11.Reivindicación de la separación entre la Iglesia y el Estado, y defensa contra toda ingerencia que viole la libertad de los ciudadanos y la igualdad entre las diferentes creencias religiosas, y entre confesiones religiosas y organizaciones no confesionales y filosóficas. Igualmente se rechaza cualquier tipo de ingerencia pública en las organizaciones eclesiásticas.
12.Necesidad de la introducción en la Constitución de la neutralidad del Estado respecto a las alternativas religiosas de sus ciudadanos y también la introducción del principio de paridad y de la libertad de todos los cultos. De ello se deriva la derogación del concordato y de toda disciplina jurídica referente a los cultos distintos del católico que prevea para las minorías religiosas normas en nuestros días todavía provenientes del ventenio fascista, anulación de toda legislación que otorga directa o indirectamente a la religión católica privilegios formales o substanciales, financiación inconstitucional, privilegios fiscales y disparidad respecto a otras confesiones. Todo esto con violación del principio de igualdad de trato. Ha sido tachada la fórmula "Iglesia Católica como religión del Estado", pero substancialmente se mantienen intactos todos sus antiguos privilegios.
13.Reivindicación del valor central, en una sociedad democrática, de la escuela "pública" como una única garantía del pluralismo de las ideas.
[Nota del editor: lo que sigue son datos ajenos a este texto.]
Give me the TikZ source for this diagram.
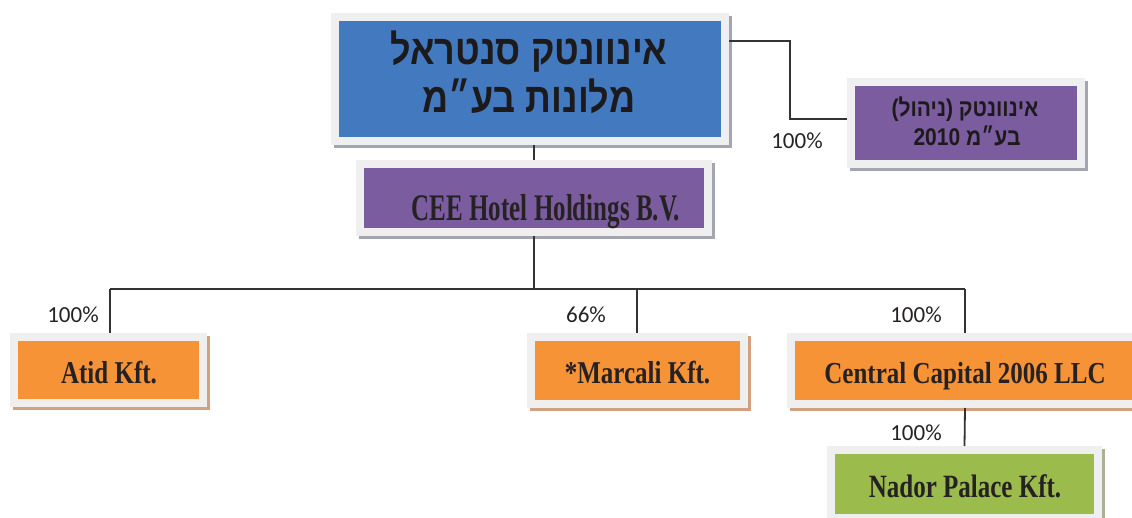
\documentclass[tikz,border=0pt]{standalone}
\usepackage{graphicx}
\usepackage{fontspec}
\setmainfont{Liberation Serif}
\newfontfamily\hebfont[Script=Hebrew]{Liberation Sans}
\newfontfamily\pctfont{Carlito}
\TeXXeTstate=1
\definecolor{bluebox}{HTML}{4379BE}
\definecolor{purplebox}{HTML}{7B5C9F}
\definecolor{orangebox}{HTML}{F69337}
\definecolor{greenbox}{HTML}{9BBB4D}
\definecolor{framecol}{HTML}{EFEFEF}
\definecolor{shgray}{HTML}{A3A6B0}
\definecolor{shtan}{HTML}{D3A181}
\definecolor{shgreen}{HTML}{A9B296}
\definecolor{linecol}{HTML}{333333}
\definecolor{txt}{HTML}{262223}
\definecolor{hebtxt}{HTML}{1C1A1B}
\begin{document}
\begin{tikzpicture}[x=1pt,y=-1pt,
  box/.style={draw=framecol, line width=8pt, inner sep=0pt, rectangle},
  sh/.style={preaction={draw=#1, fill=#1, line width=8pt, transform canvas={shift={(3pt,-3pt)}}}},
  conn/.style={draw=linecol, line width=1.8pt},
  pct/.style={font=\pctfont\fontsize{23}{23}\selectfont, text=txt, inner sep=0pt},
  lbl/.style={font=\bfseries\fontsize{25}{25}\selectfont, text=txt, inner sep=0pt, anchor=base},
  heb/.style={font=\hebfont\bfseries\fontsize{#1}{#1}\selectfont, text=hebtxt, inner sep=0pt, anchor=base},
]
\useasboundingbox (0,0) rectangle (1132,518);
\clip (0,0) rectangle (1132,518);

% connector bend points
\coordinate (b1) at (790,41);
\coordinate (b2) at (790,119);
\coordinate (hA) at (110,289);
\coordinate (hM) at (637,289);
\coordinate (hC) at (965,289);
\coordinate (hT) at (534,289);

% boxes
\node[box, sh=shgray, fill=bluebox, minimum width=390pt, minimum height=124pt] (top) at (530,79) {};
\node[box, sh=shgray, fill=purplebox, minimum width=230pt, minimum height=82pt] (mgmt) at (966,123) {};
\node[box, sh=shgray, fill=purplebox, minimum width=348pt, minimum height=68pt] (cee) at (534,198) {};
\node[box, sh=shtan, fill=orangebox, minimum width=189pt, minimum height=66pt] (atid) at (108.5,370) {};
\node[box, sh=shtan, fill=orangebox, minimum width=213pt, minimum height=67pt] (marcali) at (637.5,370.5) {};
\node[box, sh=shtan, fill=orangebox, minimum width=348pt, minimum height=67pt] (central) at (965,370.5) {};
\node[box, sh=shgreen, fill=greenbox, minimum width=267pt, minimum height=68pt] (nador) at (964.5,484) {};

% connectors
\draw[conn] (top.east |- b1) -- (b1) -- (b2) -- (mgmt.west |- b2);
\draw[conn] (cee.north |- top.south) -- (cee.north);
\draw[conn] (cee.south) -- (hT);
\draw[conn] (hA) -- (hC);
\draw[conn] (hA) -- (hA |- atid.north);
\draw[conn] (hM) -- (hM |- marcali.north);
\draw[conn] (hC) -- (central.north);
\draw[conn] (central.south) -- (nador.north);

% texts
\node[heb=36] (topL1) at (529,65) {\scalebox{1}[1.15]{\beginR אינוונטק סנטראל\endR}};
\node[heb=36] (topL2) at (529,113) {\scalebox{1}[1.15]{\beginR מלונות בע״מ\endR}};
\node[heb=21] (mgL1) at (965,117) {\scalebox{1}[1.15]{\beginR אינוונטק (ניהול)\endR}};
\node[heb=21] (mgL2) at (967,146) {\scalebox{1}[1.15]{\beginR בע״מ \beginL 2010\endL\endR}};
\node[lbl] (ceeT) at (546,221) {\scalebox{1}[1.5]{CEE Hotel Holdings B.V.}};
\node[lbl] (atidT) at (109,383) {\scalebox{1}[1.27]{Atid Kft.}};
\node[lbl] (marT) at (637.5,384) {\scalebox{1}[1.27]{*Marcali Kft.}};
\node[lbl] (cenT) at (965,384) {\scalebox{1}[1.22]{Central Capital 2006 LLC}};
\node[lbl] (nadT) at (965,497) {\scalebox{1}[1.3]{Nador Palace Kft.}};

\node[pct] (p1) at (797,141) {100\%};
\node[pct] (p2) at (73,315) {100\%};
\node[pct] (p3) at (586,315) {66\%};
\node[pct] (p4) at (916,315) {100\%};
\node[pct] (p5) at (916,433) {100\%};
\end{tikzpicture}
\end{document}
La escuela pública, con su estructura pluralista, tiene el cometido de tutelar al menos toda orientación unilateral, de cualquier forma de proselitismo y de toda presión susceptible de comprometer su libertad en sus opiniones preferenciales futuras. Conviene distinguir entre la escuela privada con finalidad de lucro, y al mismo tiempo garantizadora del pluralismo, y la escuela privada confesional (de momento solo católica, en el futuro también islámica), que tiene institucionalmente como fin primario el adoctrinamiento que es la negación del pluralismo cultural.
14.Superación del modelo único de familia y reconocimiento público, también normativo, de formas de convivencia con diversas denominaciones que establezcan diferentes niveles de vínculo y de derechos y deberes entre los contrayentes. [Recibido el 25 de abril de 2015].